-- PROBLEM TO SOLVE --
Write out the data again exactly, skipping every picture.

--- BEGIN ---

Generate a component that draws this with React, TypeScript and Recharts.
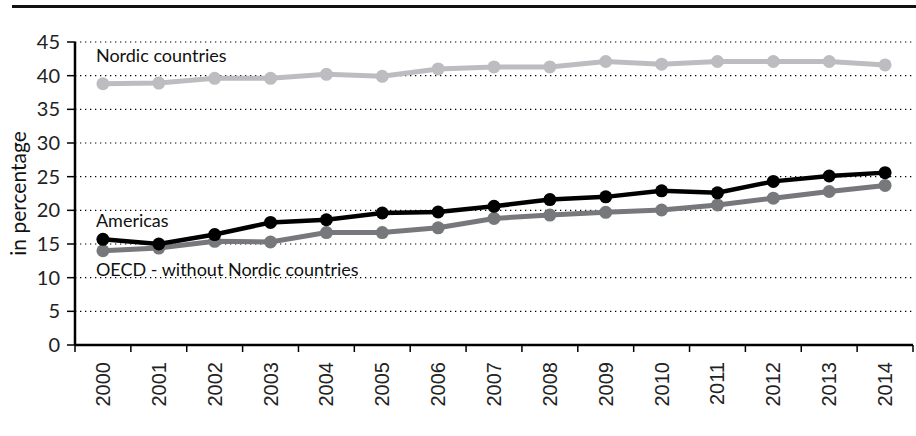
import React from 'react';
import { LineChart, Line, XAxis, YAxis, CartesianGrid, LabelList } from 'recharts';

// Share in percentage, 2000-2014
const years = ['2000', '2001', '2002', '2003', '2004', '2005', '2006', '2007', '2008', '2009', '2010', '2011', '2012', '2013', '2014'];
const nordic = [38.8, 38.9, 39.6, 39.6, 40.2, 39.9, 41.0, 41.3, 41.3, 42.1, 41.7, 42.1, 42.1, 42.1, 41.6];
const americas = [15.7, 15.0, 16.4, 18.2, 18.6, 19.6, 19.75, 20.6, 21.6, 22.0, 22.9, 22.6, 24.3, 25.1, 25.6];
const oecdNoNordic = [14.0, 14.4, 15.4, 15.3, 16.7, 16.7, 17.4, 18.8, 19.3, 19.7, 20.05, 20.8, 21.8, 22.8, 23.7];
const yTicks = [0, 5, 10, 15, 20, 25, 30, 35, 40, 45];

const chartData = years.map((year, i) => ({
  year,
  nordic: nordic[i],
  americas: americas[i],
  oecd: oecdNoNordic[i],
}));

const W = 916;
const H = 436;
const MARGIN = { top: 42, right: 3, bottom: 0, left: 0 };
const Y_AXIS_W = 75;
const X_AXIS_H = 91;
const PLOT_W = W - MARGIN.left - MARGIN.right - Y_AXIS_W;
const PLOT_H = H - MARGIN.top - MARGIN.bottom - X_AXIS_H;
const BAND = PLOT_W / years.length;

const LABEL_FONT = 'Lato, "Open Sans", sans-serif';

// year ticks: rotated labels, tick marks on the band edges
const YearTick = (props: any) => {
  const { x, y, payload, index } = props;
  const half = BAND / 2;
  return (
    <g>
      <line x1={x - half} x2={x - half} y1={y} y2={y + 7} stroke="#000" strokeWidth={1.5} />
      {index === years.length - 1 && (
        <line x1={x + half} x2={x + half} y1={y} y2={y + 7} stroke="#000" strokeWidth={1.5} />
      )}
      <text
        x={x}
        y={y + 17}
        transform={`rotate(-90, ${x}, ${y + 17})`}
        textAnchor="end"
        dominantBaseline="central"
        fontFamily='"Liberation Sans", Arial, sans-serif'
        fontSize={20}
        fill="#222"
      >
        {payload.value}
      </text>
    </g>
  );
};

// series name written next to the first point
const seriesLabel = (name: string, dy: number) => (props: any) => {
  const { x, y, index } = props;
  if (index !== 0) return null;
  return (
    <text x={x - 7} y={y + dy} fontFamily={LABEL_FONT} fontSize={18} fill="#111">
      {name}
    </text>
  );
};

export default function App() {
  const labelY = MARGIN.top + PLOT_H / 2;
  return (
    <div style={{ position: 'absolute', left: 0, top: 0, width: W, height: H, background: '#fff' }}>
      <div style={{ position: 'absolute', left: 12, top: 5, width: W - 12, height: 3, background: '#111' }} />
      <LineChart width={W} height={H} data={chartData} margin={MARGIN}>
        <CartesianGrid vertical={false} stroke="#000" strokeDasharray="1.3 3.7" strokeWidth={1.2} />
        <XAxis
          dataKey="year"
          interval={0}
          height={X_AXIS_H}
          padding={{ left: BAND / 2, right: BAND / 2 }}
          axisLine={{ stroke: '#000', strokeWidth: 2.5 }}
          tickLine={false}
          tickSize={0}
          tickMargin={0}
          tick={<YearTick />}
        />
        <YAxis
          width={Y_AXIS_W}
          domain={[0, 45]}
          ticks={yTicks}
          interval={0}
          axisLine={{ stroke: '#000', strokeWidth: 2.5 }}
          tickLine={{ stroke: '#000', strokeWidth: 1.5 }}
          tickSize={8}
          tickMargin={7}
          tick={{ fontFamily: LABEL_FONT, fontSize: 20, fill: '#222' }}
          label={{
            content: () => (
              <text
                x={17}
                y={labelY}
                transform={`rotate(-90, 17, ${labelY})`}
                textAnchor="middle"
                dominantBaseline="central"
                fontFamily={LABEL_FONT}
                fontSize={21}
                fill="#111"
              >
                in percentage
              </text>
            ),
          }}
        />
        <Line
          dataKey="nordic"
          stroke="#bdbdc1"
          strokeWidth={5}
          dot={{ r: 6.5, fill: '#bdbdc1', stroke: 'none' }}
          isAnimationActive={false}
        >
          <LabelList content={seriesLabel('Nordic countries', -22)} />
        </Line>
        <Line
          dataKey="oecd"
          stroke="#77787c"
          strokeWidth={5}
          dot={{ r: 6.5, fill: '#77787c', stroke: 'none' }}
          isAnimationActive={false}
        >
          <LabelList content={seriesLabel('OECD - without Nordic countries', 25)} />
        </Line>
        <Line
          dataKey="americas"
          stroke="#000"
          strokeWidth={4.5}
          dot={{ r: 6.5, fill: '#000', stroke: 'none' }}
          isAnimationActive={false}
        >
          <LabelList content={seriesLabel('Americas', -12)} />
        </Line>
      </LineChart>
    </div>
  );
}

--- END ---

-- RESULT BELOW --
Generate a component that draws this with React, TypeScript and Recharts.
import React from 'react';
import { LineChart, Line, XAxis, YAxis, CartesianGrid, LabelList } from 'recharts';

// Share in percentage, 2000-2014
const years = ['2000', '2001', '2002', '2003', '2004', '2005', '2006', '2007', '2008', '2009', '2010', '2011', '2012', '2013', '2014'];
const nordic = [38.8, 38.9, 39.6, 39.6, 40.2, 39.9, 41.0, 41.3, 41.3, 42.1, 41.7, 42.1, 42.1, 42.1, 41.6];
const americas = [15.7, 15.0, 16.4, 18.2, 18.6, 19.6, 19.75, 20.6, 21.6, 22.0, 22.9, 22.6, 24.3, 25.1, 25.6];
const oecdNoNordic = [14.0, 14.4, 15.4, 15.3, 16.7, 16.7, 17.4, 18.8, 19.3, 19.7, 20.05, 20.8, 21.8, 22.8, 23.7];
const yTicks = [0, 5, 10, 15, 20, 25, 30, 35, 40, 45];

const chartData = years.map((year, i) => ({
  year,
  nordic: nordic[i],
  americas: americas[i],
  oecd: oecdNoNordic[i],
}));

const W = 916;
const H = 436;
const MARGIN = { top: 42, right: 3, bottom: 0, left: 0 };
const Y_AXIS_W = 75;
const X_AXIS_H = 91;
const PLOT_W = W - MARGIN.left - MARGIN.right - Y_AXIS_W;
const PLOT_H = H - MARGIN.top - MARGIN.bottom - X_AXIS_H;
const BAND = PLOT_W / years.length;

const LABEL_FONT = 'Lato, "Open Sans", sans-serif';

// year ticks: rotated labels, tick marks on the band edges
const YearTick = (props: any) => {
  const { x, y, payload, index } = props;
  const half = BAND / 2;
  return (
    <g>
      <line x1={x - half} x2={x - half} y1={y} y2={y + 7} stroke="#000" strokeWidth={1.5} />
      {index === years.length - 1 && (
        <line x1={x + half} x2={x + half} y1={y} y2={y + 7} stroke="#000" strokeWidth={1.5} />
      )}
      <text
        x={x}
        y={y + 17}
        transform={`rotate(-90, ${x}, ${y + 17})`}
        textAnchor="end"
        dominantBaseline="central"
        fontFamily='"Liberation Sans", Arial, sans-serif'
        fontSize={20}
        fill="#222"
      >
        {payload.value}
      </text>
    </g>
  );
};

// series name written next to the first point
const seriesLabel = (name: string, dy: number) => (props: any) => {
  const { x, y, index } = props;
  if (index !== 0) return null;
  return (
    <text x={x - 7} y={y + dy} fontFamily={LABEL_FONT} fontSize={18} fill="#111">
      {name}
    </text>
  );
};

export default function App() {
  const labelY = MARGIN.top + PLOT_H / 2;
  return (
    <div style={{ position: 'absolute', left: 0, top: 0, width: W, height: H, background: '#fff' }}>
      <div style={{ position: 'absolute', left: 12, top: 5, width: W - 12, height: 3, background: '#111' }} />
      <LineChart width={W} height={H} data={chartData} margin={MARGIN}>
        <CartesianGrid vertical={false} stroke="#000" strokeDasharray="1.3 3.7" strokeWidth={1.2} />
        <XAxis
          dataKey="year"
          interval={0}
          height={X_AXIS_H}
          padding={{ left: BAND / 2, right: BAND / 2 }}
          axisLine={{ stroke: '#000', strokeWidth: 2.5 }}
          tickLine={false}
          tickSize={0}
          tickMargin={0}
          tick={<YearTick />}
        />
        <YAxis
          width={Y_AXIS_W}
          domain={[0, 45]}
          ticks={yTicks}
          interval={0}
          axisLine={{ stroke: '#000', strokeWidth: 2.5 }}
          tickLine={{ stroke: '#000', strokeWidth: 1.5 }}
          tickSize={8}
          tickMargin={7}
          tick={{ fontFamily: LABEL_FONT, fontSize: 20, fill: '#222' }}
          label={{
            content: () => (
              <text
                x={17}
                y={labelY}
                transform={`rotate(-90, 17, ${labelY})`}
                textAnchor="middle"
                dominantBaseline="central"
                fontFamily={LABEL_FONT}
                fontSize={21}
                fill="#111"
              >
                in percentage
              </text>
            ),
          }}
        />
        <Line
          dataKey="nordic"
          stroke="#bdbdc1"
          strokeWidth={5}
          dot={{ r: 6.5, fill: '#bdbdc1', stroke: 'none' }}
          isAnimationActive={false}
        >
          <LabelList content={seriesLabel('Nordic countries', -22)} />
        </Line>
        <Line
          dataKey="oecd"
          stroke="#77787c"
          strokeWidth={5}
          dot={{ r: 6.5, fill: '#77787c', stroke: 'none' }}
          isAnimationActive={false}
        >
          <LabelList content={seriesLabel('OECD - without Nordic countries', 25)} />
        </Line>
        <Line
          dataKey="americas"
          stroke="#000"
          strokeWidth={4.5}
          dot={{ r: 6.5, fill: '#000', stroke: 'none' }}
          isAnimationActive={false}
        >
          <LabelList content={seriesLabel('Americas', -12)} />
        </Line>
      </LineChart>
    </div>
  );
}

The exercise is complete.